Tarik ulur dan dorongan atas kebutuhan politik seringkali cenderung mengabaikan aspek ideal dalam melakukan resuffle kabinet. Ini yang terjadi di 23 tahun era reformasi. Kekuatan partai politik yang dominan memaksa setiap Presiden mengambil langkah win win solution dalam menyusun daftar kabinet. Bahkan condong lebih politis dari pada aspek kompetensi yang dibutuhkan oleh kementerian.
Faktor di atas akan kita lihat mana yang dominan nanti dalam resuffle kabinet. Apakah faktor pragmatis, atau faktor idealis. Untuk kepentingan negara, atau semata-mata untuk kepentingan politis. Hal ini akan terlihat dari siapa dan dari partai mana yang akan diangkat menjadi menteri saat resuffle.
Identitas dan performa menteri akan mengklarifikasi kualifikasi idealis atau pragmatis tersebut. Siapa dan dari partai mana menteri yang nanti akan diganti, ini juga bisa jadi bahan bacaan dan penilaian publik.
Meski resuffle itu hak presiden, kita berharap pertimbangan idealis dan faktor kepentingan bangsa yang akan dominan. Bukan semata-mata kepentingan pragmatis dan unsur politis yang dominan.

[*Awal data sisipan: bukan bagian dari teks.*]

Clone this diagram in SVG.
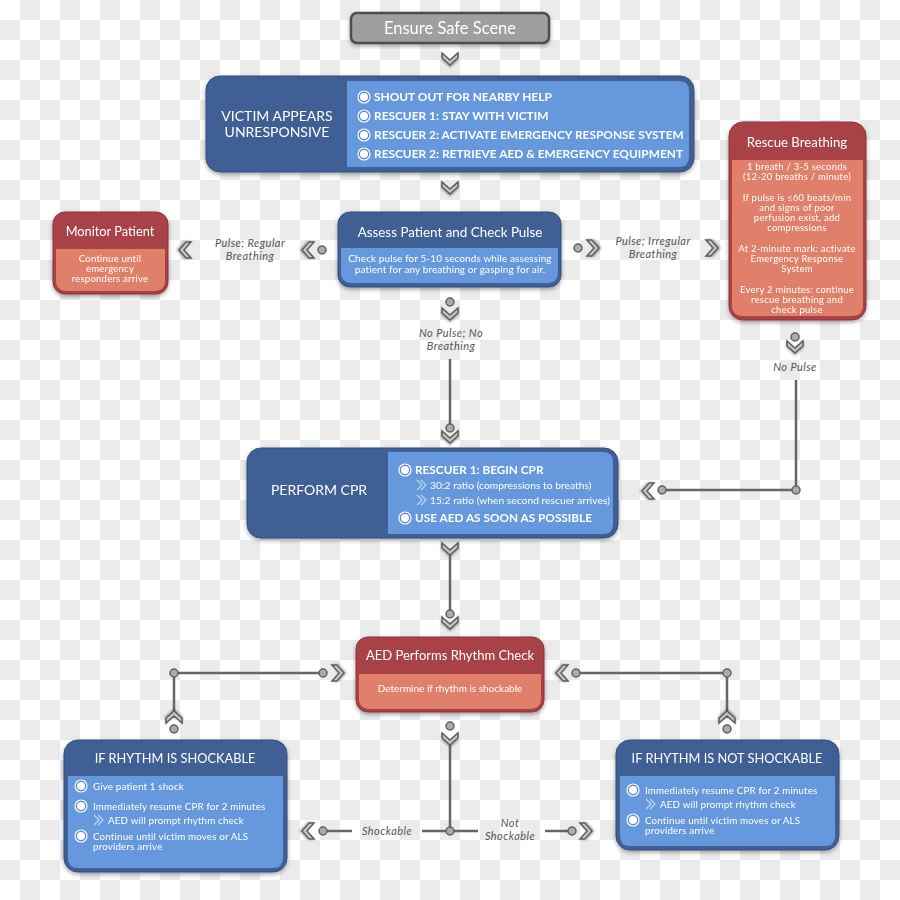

Rakyat berharap reshuffle kabinet nanti tidak terkait dengan isu penundaan pemilu. Jika menteri yang dicopot itu dari partai yang menolak pemilu ditunda, dan penggantinya berasal dari kader partai yang mengusulkan pemilu ditunda, maka ini akan memperkuat stigma bahwa pemerintah terlibat dalam skenario penundaan pemilu.
Diharapkan juga reshuffle kabinet tidak terkait dengan dukung mendukung dalam pembentukan koalisi untuk Pilpres 2024. Jika ini terjadi, maka unsur pragmatis dan politis menjadi lebih dominan dari semangat dan spirit untuk kepentingan bangsa dan negara.